Verse 20
GLIDING AWAY LIKE A SNAKE
"Egypt is a very fair heifer, but destruction out of the north is come, it is come. Also, her hired men in the midst of her are like calves of the stall; for they also are turned back, they are fled away together, they did not stand, for the day of their calamity is come upon them, the time of their visitation. The sound thereof shall go like the serpent; for they shall march with an army, and come against her with axes, as hewers of wood. They shall cut down her forest, saith Jehovah, though it cannot be searched; because they are more than the locusts, and are innumerable. The daughter of Egypt shall be put to shame; she shall be delivered into the hand of the people of the north."
"A very fair heifer ..." (Jeremiah 46:20). Memphis, prominently mentioned in this section, was the shrine of the Sacred Bull of Egypt; and the graves of the many successive animals which served as the living symbol of that God (Apis), each in a private tomb once decorated the ancient city. On this account, the identification of Egypt here as a "heifer" is thought to be sarcastic.
"Hired men ... like calves of the stall ..." (Jeremiah 46:21). "Egypt's mercenaries were but as fat calves in the hands of the butcher!"[18] They probably ate well, looked good, and made a beautiful parade; but they were worthless as fighting men.

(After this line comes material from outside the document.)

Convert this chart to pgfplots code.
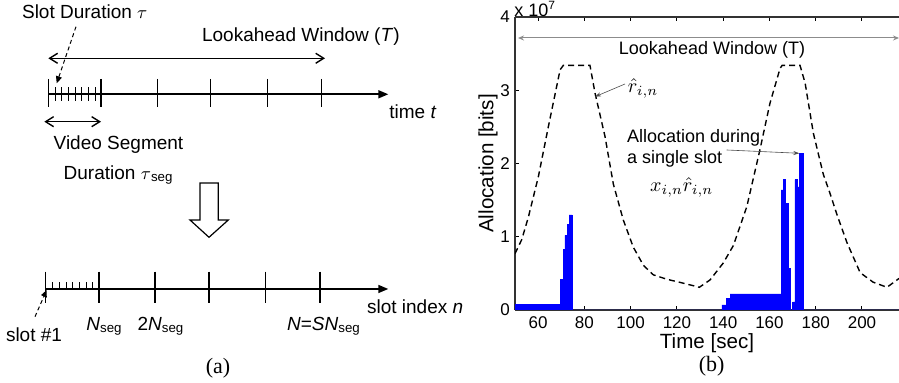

"The sound thereof shall go like the serpent ..." (Jeremiah 46:22). The serpent was sacred to one of the most prominent Egyptian gods; and this symbol of the whole nation is probably sarcastically referred to in this verse. The woodsmen are represented as clearing the forest, and the serpent slithers away to hide! It is as if one said of the USA, "The eagle is trapped and is flapping his wings in vain!"
"They shall cut down her forest ... though it cannot be searched ..." (Jeremiah 46:23). The total loss of their forested land was an incredibly effective punishment that Nebuchadnezzar inflicted upon Egypt.
"The daughter of Egypt shall be put to shame ..." (Jeremiah 46:24). "This refers to the exposure of Egypt as she was delivered into the hands of Babylon, an exposure of which Jeremiah had been an eyewitness during the fall of Jerusalem to the same foe; and he had seen the women and girls become objects to satisfy the lust of the Babylonian troops. Jeremiah had previously warned Jerusalem in similar language (Jeremiah 6:12; 38:23, etc.)."[19]